How to optimise / repair

First, rebuild the number floor. Negative numbers, fractions, decimals, ordering, and estimation must become calm and reliable. A child who is still negotiating every sign and fraction will find algebra much heavier than it needs to be.

Second, teach ratio, percentage, and rate as one family. Students improve faster when they see that these are related proportional tools, not unrelated chapters. That is exactly how the curriculum’s “big ideas” framing treats proportionality.

Third, slow down and translate the notation. A large part of Sec 1 success is learning what the page is saying. Read 3(x + y) as language, not decoration. Read coordinates as positions. Read graphs as relationships. Read letters as controlled placeholders, not mysterious code.

Fourth, use an error ledger. Do not just say “careless mistake.” Name the failure class: sign error, unit-conversion error, ratio setup error, algebra-notation misread, graph-reading error, or weak interpretation of context. Once the breach pattern is visible, repair becomes faster.

Fifth, protect the student’s thinking quality. MOE’s framework explicitly includes metacognition and attitudes such as confidence, motivation, interest, and perseverance. In plain language, Secondary 1 Mathematics is not only about content; it is also about whether the learner can stay clear-headed through unfamiliar symbolic work.

Full article body

For parents, the most useful way to read Secondary 1 Mathematics is this: it is the first major secondary transition gate. The content may not yet look as frightening as upper-secondary mathematics, but the hidden shift is large. The child is moving from primary arithmetic comfort into a more formal mathematical system. That is why some students who looked “fine” in Primary 6 suddenly look uncertain in Secondary 1.

For students, the healthiest reading is this: Secondary 1 Mathematics is not asking you to become brilliant overnight. It is asking you to become structurally reliable. Can you handle signs and fractions without freezing? Can you see ratio and percentage as connected? Can you read algebra without panic? Can you move between a table, a graph, a sentence, and an equation more naturally? That is real progress.

From the latest lattice reading, positive-lattice Secondary 1 Mathematics means the student is holding the new corridor: not perfect, but stable enough to read notation, connect topics, and repair errors. Neutral-lattice Secondary 1 Mathematics means the student can survive familiar school exercises but is still fragile when the presentation changes. Negative-lattice Secondary 1 Mathematics means the student is losing control faster than understanding is being rebuilt. The goal is not instant high performance. The goal is corridor stability first.

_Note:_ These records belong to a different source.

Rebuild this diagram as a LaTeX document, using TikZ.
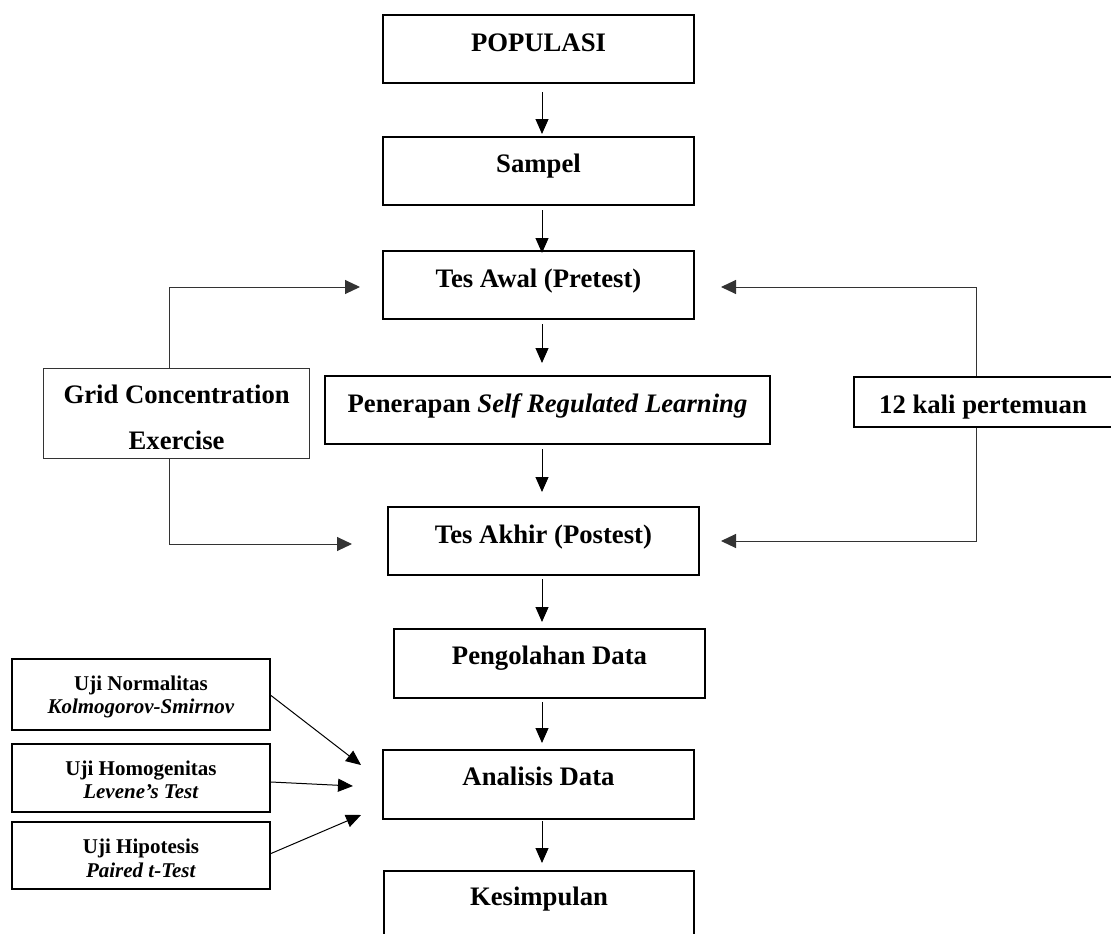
\documentclass[tikz,border=0pt]{standalone}
\usepackage{fontspec}
\setmainfont{Liberation Serif}
\usetikzlibrary{arrows.meta}
\newcommand\mainf{\fontsize{26.7}{32}\selectfont\bfseries}
\newcommand\smallf{\fontsize{21}{23}\selectfont\bfseries}
\begin{document}
\begin{tikzpicture}[x=1pt,y=1pt,
  box/.style={draw, rectangle, line width=2pt, inner sep=0pt, anchor=north west},
  thinbox/.style={draw=black!80, rectangle, line width=1.2pt, inner sep=0pt, anchor=north west},
  txt/.style={font=\mainf, anchor=base, inner sep=0pt},
  stxt/.style={font=\smallf, anchor=base, inner sep=0pt},
  arr/.style={line width=1pt, -{Triangle[length=15pt,width=13pt]}},
  conn/.style={draw=black!80, line width=1pt, -{Triangle[length=15pt,width=14pt]}}]
\useasboundingbox (0,0) rectangle (1111,-934);
% main column boxes
\node[box, minimum width=311pt, minimum height=68pt] (pop) at (382,-14) {};
\node[box, minimum width=311pt, minimum height=68pt] (samp) at (382,-136) {};
\node[box, minimum width=311pt, minimum height=68pt] (awal) at (382,-250) {};
\node[box, minimum width=445pt, minimum height=68pt] (pen) at (324,-375) {};
\node[box, minimum width=311pt, minimum height=68pt] (akhir) at (387,-506) {};
\node[box, minimum width=311pt, minimum height=69pt] (olah) at (393,-628) {};
\node[box, minimum width=311pt, minimum height=69pt] (anal) at (382,-749) {};
\node[box, minimum width=310pt, minimum height=68pt] (kes) at (383,-870) {};
% side boxes
\node[thinbox, minimum width=266pt, minimum height=90pt] (grid) at (43,-368) {};
\node[box, line width=1.6pt, minimum width=262pt, minimum height=50pt] (kali) at (853,-376) {};
\node[box, minimum width=258pt, minimum height=71pt] (norm) at (11,-658) {};
\node[box, minimum width=258pt, minimum height=68pt] (homo) at (11,-743) {};
\node[box, minimum width=258pt, minimum height=67pt] (hipo) at (11,-821) {};
% texts
\node[txt] (popt) at ([yshift=-38pt]pop.north) {POPULASI};
\node[txt] (sampt) at ([yshift=-36pt]samp.north) {Sampel};
\node[txt] (awalt) at ([yshift=-37pt]awal.north) {Tes Awal (Pretest)};
\node[txt] (pent) at ([yshift=-37pt]pen.north) {Penerapan \textit{Self Regulated Learning}};
\node[txt] (akhirt) at ([yshift=-37pt]akhir.north) {Tes Akhir (Postest)};
\node[txt] (olaht) at ([yshift=-36pt]olah.north) {Pengolahan Data};
\node[txt] (analt) at ([yshift=-36pt]anal.north) {Analisis Data};
\node[txt] (kest) at ([yshift=-35pt]kes.north) {Kesimpulan};
\node[txt] (gridt1) at ([yshift=-35pt]grid.north) {Grid Concentration};
\node[txt] (gridt2) at ([yshift=-81pt]grid.north) {Exercise};
\node[txt] (kalit) at (983,-413) {12 kali pertemuan};
\node[stxt] (normt1) at ([yshift=-32pt]norm.north) {Uji Normalitas};
\node[stxt] (normt2) at ([yshift=-55pt]norm.north) {\textit{Kolmogorov-Smirnov}};
\node[stxt] (homot1) at ([yshift=-32pt]homo.north) {Uji Homogenitas};
\node[stxt] (homot2) at ([yshift=-55pt]homo.north) {\textit{Levene’s Test}};
\node[stxt] (hipot1) at ([yshift=-32pt]hipo.north) {Uji Hipotesis};
\node[stxt] (hipot2) at ([yshift=-56pt]hipo.north) {\textit{Paired t-Test}};
% main column arrows
\coordinate (ax) at (542,0);
\draw[arr] ([yshift=-8pt]pop.south -| ax) -- ([yshift=2pt]samp.north -| ax);
\draw[arr] ([yshift=-4pt]samp.south -| ax) -- ([yshift=-3pt]awal.north -| ax);
\draw[arr] ([yshift=-4pt]awal.south -| ax) -- ([yshift=12pt]pen.north -| ax);
\draw[arr] ([yshift=-4pt]pen.south -| ax) -- ([yshift=14pt]akhir.north -| ax);
\draw[arr] ([yshift=-3pt]akhir.south -| ax) -- ([yshift=6pt]olah.north -| ax);
\draw[arr] ([yshift=-3pt]olah.south -| ax) -- ([yshift=6pt]anal.north -| ax);
\draw[arr] ([yshift=-1pt]anal.south -| ax) -- ([yshift=7pt]kes.north -| ax);
% side connectors
\coordinate (gl) at (169,0);
\coordinate (kl) at (976,0);
\draw[conn] (grid.north -| gl) |- ([xshift=-22pt,yshift=-2pt]awal.west);
\draw[conn] (grid.south -| gl) |- ([xshift=-35pt,yshift=-3pt]akhir.west);
\draw[conn] (kali.north -| kl) |- ([xshift=26pt,yshift=-2pt]awal.east);
\draw[conn] (kali.south -| kl) |- ([xshift=21pt]akhir.east);
% test arrows
\draw[arr] ([yshift=-1pt]norm.east) -- ([xshift=-21pt,yshift=19.5pt]anal.west);
\draw[arr] ([yshift=-4pt]homo.east) -- ([xshift=-29pt,yshift=-1.5pt]anal.west);
\draw[arr] ([yshift=2pt]hipo.east) -- ([xshift=-21pt,yshift=-30.5pt]anal.west);
\end{tikzpicture}
\end{document}
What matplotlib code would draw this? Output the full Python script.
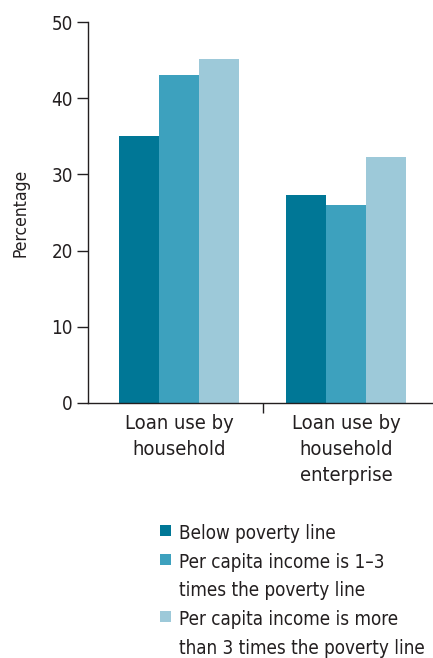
import matplotlib
matplotlib.use("Agg")
import matplotlib.pyplot as plt
from matplotlib.patches import Rectangle
import numpy as np

plt.rcParams['font.family'] = ['DejaVu Sans']
plt.rcParams['font.stretch'] = 'condensed'

categories = ["Loan use by\nhousehold", "Loan use by\nhousehold\nenterprise"]
series_names = ["Below poverty line",
                "Per capita income is 1\u20133\ntimes the poverty line",
                "Per capita income is more\nthan 3 times the poverty line"]
below_poverty = [35.0, 27.3]
income_1_3 = [43.1, 26.0]
income_above_3 = [45.2, 32.3]
y_ticks = [0, 10, 20, 30, 40, 50]
y_label = "Percentage"

colors = ["#007796", "#3DA1BE", "#9DC9D9"]
text_color = "#231F20"

W, H = 433, 658
fig = plt.figure(figsize=(W / 100, H / 100), dpi=100)
ax = fig.add_axes([88 / W, 1 - 403 / H, (433 - 88) / W, (403 - 22) / H])

x = np.arange(len(categories))
width = 0.24
for i, (vals, c) in enumerate(zip([below_poverty, income_1_3, income_above_3], colors)):
    ax.bar(x + (i - 1) * width, vals, width=width, color=c, linewidth=0)

ax.set_xlim(-0.545, 1.521)
ax.set_ylim(0, 50)
ax.set_yticks(y_ticks)
ax.set_yticklabels([str(t) for t in y_ticks], fontsize=13.5, color=text_color)
ax.tick_params(axis='y', length=8, width=1, color=text_color, pad=3)
ax.set_xticks(x)
ax.set_xticklabels(categories, fontsize=14.5, color=text_color, linespacing=1.45)
ax.tick_params(axis='x', which='major', length=0, pad=8)
ax.set_xticks([0.5], minor=True)
ax.tick_params(axis='x', which='minor', length=7, width=1, color=text_color)
ax.set_ylabel(y_label, fontsize=12.5, color=text_color, labelpad=16)

for s in ['top', 'right']:
    ax.spines[s].set_visible(False)
for s in ['left', 'bottom']:
    ax.spines[s].set_color(text_color)
    ax.spines[s].set_linewidth(1)

# legend drawn manually: square aligned with first line of each label
line_step = 28.5
first_baselines = [539, 568, 625]
for name, c, b in zip(series_names, colors, first_baselines):
    fig.patches.append(Rectangle((160 / W, 1 - (b - 3) / H), 11 / W, 11 / H,
                                 transform=fig.transFigure, facecolor=c, edgecolor='none'))
    for k, line in enumerate(name.split("\n")):
        fig.text(179 / W, 1 - (b + k * line_step) / H, line, fontsize=13.5,
                 color=text_color, va='baseline', ha='left')

fig.savefig("out.png", dpi=100)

This is also why Secondary 1 Mathematics matters far more than many people think. It is the year that decides whether later mathematics feels connected or chaotic. If the transition is handled well, Secondary 2 and Secondary 3 can build on a live structure. If the transition is mishandled, later chapters start feeling random because the student never fully crossed the language gate.

So the cleanest way to describe Secondary 1 Mathematics is this:

it is the year where mathematics becomes a real secondary-school language.


Almost-Code Block

Article Title: Secondary 1 Mathematics

Classical Baseline:
Secondary 1 Mathematics in Singapore now sits within Full Subject-Based Banding, where students may take G1, G2, or G3 Mathematics. Across these syllabuses, the central focus of the curriculum is mathematical problem solving, supported by concepts, skills, processes, metacognition, and attitudes. (Ministry of Education)

One-Sentence Definition / Function:
Secondary 1 Mathematics is the transition year where primary arithmetic becomes a more connected secondary-school system of notation, proportionality, early algebra, geometry, and data sense.

System Context:
From the 2024 Secondary 1 cohort onward, students are posted through Posting Groups 1, 2 and 3 under Full SBB and may offer subjects at different subject levels as they progress. The secondary mathematics curriculum includes G1, G2, G3 Mathematics, and later G2/G3 Additional Mathematics for students with the interest and ability for more advanced work. (Ministry of Education)

Core Mechanisms:

  1. Number control
  2. Proportional thinking
  3. Algebraic language entry
  4. Representation switching
  5. Shape-and-measurement structure
  6. Real-world modelling

Main Content Spine:

  • Across levels: integers, fractions/decimals, ratio, percentage, geometry/mensuration, data handling
  • G2/G3 Sec 1 also includes rate and speed, algebraic expressions, linear equations, and early graph work
  • G1 Sec 1 emphasises foundational number work, ratio/percentage, basic algebraic notation, symmetry, mensuration, and reading tables and graphs

Why It Feels Hard:
The student is no longer only doing arithmetic steps. The student is now expected to read notation, connect topic families, and move between words, symbols, shapes, and data.

How It Breaks:

  • Weak number floor
  • Weak proportionality
  • Notation panic
  • Poor representation switching
  • False confidence from single-topic practice
  • Weak real-world interpretation

Positive Lattice State:
Student can read the notation, connect the topic families, and recover from ordinary mistakes.

Neutral Lattice State:
Student can do familiar examples but becomes fragile when wording, representation, or context changes.

Negative Lattice State:
Student loses continuity at the transition gate and starts treating every chapter as an unrelated shock.

Repair Priorities:

  1. Rebuild the number floor
  2. Teach ratio / percentage / rate as one connected family
  3. Slow down the notation and translate it properly
  4. Keep an error ledger
  5. Protect confidence and metacognitive control

Compression Line:
Secondary 1 Mathematics is where school math stops being mostly arithmetic procedure and starts becoming a formal language of structure.